- [Set task]: Write out exactly the lines from the line with "Emit a web page" through the line with "const yTicks = [0, 0.05, 0.10, 0.15, 0.20, 0.25, 0.30, 0.35];", both ends included, and no other line.

- [Data shown]:
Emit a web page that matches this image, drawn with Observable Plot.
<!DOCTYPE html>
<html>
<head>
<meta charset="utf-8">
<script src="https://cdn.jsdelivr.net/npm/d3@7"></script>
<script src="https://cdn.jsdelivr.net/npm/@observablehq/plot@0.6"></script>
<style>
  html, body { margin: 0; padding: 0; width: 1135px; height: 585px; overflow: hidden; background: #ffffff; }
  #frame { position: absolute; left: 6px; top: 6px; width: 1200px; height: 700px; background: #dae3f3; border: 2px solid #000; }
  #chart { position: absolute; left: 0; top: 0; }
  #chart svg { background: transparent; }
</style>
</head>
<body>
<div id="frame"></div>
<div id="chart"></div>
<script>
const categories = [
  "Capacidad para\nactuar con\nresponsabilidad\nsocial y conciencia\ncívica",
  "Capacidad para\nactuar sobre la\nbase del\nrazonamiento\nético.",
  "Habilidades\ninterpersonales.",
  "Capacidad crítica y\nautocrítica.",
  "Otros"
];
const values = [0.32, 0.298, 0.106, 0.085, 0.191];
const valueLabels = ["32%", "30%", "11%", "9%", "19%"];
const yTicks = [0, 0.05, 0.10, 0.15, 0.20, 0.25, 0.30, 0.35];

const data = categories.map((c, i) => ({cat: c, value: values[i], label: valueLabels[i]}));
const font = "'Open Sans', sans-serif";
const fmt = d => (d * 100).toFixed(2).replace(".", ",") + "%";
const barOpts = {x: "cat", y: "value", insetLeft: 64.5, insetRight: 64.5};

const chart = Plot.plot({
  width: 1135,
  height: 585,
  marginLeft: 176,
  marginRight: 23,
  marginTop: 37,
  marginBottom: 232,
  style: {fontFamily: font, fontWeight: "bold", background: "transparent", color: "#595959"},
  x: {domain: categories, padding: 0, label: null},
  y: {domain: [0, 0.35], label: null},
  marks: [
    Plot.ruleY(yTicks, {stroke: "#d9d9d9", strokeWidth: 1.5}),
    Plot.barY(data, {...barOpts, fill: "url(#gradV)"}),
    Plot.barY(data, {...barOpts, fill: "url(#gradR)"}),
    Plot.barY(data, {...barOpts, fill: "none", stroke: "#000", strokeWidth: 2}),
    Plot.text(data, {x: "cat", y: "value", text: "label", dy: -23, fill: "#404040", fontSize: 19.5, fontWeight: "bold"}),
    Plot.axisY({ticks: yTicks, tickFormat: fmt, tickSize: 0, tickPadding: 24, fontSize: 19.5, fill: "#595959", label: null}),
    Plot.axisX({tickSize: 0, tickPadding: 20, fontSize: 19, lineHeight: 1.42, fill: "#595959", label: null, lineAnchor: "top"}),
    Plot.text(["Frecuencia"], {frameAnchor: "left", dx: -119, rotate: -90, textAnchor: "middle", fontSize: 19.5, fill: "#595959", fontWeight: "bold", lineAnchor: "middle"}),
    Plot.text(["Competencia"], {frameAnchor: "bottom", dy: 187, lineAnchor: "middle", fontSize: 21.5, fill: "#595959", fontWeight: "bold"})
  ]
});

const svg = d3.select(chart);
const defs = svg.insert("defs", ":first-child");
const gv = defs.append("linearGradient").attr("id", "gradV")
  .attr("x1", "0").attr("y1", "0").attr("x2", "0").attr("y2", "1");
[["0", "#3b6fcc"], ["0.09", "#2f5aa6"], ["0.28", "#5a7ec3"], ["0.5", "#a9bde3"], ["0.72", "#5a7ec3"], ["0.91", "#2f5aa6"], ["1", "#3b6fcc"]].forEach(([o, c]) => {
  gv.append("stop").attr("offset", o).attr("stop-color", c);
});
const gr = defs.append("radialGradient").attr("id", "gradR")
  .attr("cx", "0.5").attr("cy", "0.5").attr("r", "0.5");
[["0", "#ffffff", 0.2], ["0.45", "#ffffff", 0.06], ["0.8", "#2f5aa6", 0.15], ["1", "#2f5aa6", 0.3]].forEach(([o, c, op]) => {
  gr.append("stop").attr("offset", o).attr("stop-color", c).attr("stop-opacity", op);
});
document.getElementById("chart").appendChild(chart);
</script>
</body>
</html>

--

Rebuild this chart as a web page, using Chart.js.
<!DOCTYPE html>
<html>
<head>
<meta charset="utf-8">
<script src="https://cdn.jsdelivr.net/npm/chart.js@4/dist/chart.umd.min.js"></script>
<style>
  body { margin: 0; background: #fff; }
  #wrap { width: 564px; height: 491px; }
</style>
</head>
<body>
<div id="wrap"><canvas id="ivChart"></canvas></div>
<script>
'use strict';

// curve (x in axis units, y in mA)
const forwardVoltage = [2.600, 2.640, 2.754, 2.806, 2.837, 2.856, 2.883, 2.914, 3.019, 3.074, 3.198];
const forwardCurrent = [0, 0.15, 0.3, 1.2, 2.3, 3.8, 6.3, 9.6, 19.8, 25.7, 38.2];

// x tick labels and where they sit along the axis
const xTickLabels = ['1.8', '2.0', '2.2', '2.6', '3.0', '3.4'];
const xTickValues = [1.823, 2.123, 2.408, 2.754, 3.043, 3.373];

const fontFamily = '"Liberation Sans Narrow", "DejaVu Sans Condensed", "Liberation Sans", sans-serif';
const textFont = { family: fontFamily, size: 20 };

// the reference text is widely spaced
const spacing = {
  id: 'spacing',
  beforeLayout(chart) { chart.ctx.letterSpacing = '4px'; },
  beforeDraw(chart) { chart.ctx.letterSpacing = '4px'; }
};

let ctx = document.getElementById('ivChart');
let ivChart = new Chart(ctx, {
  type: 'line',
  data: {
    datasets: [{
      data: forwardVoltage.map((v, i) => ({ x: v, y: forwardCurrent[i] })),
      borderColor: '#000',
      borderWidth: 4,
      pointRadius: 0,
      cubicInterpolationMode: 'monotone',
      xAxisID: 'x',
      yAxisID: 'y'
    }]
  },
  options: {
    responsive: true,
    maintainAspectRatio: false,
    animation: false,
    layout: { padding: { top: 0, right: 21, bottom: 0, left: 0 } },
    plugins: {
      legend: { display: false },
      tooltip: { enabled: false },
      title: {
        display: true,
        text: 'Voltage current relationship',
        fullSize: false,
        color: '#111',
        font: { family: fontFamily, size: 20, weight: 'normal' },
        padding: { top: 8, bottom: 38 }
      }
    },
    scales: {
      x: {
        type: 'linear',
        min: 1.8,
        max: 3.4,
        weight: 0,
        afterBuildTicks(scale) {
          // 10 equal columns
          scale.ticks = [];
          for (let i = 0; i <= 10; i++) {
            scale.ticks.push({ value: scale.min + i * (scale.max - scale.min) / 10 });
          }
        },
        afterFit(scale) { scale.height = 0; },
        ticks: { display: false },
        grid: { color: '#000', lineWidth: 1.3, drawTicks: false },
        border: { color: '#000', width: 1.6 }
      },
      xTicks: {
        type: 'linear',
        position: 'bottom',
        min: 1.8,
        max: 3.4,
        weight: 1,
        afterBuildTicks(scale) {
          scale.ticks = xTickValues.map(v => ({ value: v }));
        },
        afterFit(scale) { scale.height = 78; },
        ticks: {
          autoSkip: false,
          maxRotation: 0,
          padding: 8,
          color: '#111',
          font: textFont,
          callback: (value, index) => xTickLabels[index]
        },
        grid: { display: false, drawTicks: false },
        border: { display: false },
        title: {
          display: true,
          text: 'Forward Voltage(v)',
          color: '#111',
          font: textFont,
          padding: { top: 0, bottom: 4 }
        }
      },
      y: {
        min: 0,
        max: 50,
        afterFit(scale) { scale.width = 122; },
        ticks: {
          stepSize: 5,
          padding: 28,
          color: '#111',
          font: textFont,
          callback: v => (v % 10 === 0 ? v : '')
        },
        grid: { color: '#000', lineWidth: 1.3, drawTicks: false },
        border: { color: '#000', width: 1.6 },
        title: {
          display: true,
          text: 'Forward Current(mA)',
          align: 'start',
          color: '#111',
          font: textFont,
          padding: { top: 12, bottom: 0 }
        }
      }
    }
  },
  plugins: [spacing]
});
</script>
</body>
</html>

- [Answer for this exercise]:
Emit a web page that matches this image, drawn with Observable Plot.
<!DOCTYPE html>
<html>
<head>
<meta charset="utf-8">
<script src="https://cdn.jsdelivr.net/npm/d3@7"></script>
<script src="https://cdn.jsdelivr.net/npm/@observablehq/plot@0.6"></script>
<style>
  html, body { margin: 0; padding: 0; width: 1135px; height: 585px; overflow: hidden; background: #ffffff; }
  #frame { position: absolute; left: 6px; top: 6px; width: 1200px; height: 700px; background: #dae3f3; border: 2px solid #000; }
  #chart { position: absolute; left: 0; top: 0; }
  #chart svg { background: transparent; }
</style>
</head>
<body>
<div id="frame"></div>
<div id="chart"></div>
<script>
const categories = [
  "Capacidad para\nactuar con\nresponsabilidad\nsocial y conciencia\ncívica",
  "Capacidad para\nactuar sobre la\nbase del\nrazonamiento\nético.",
  "Habilidades\ninterpersonales.",
  "Capacidad crítica y\nautocrítica.",
  "Otros"
];
const values = [0.32, 0.298, 0.106, 0.085, 0.191];
const valueLabels = ["32%", "30%", "11%", "9%", "19%"];
const yTicks = [0, 0.05, 0.10, 0.15, 0.20, 0.25, 0.30, 0.35];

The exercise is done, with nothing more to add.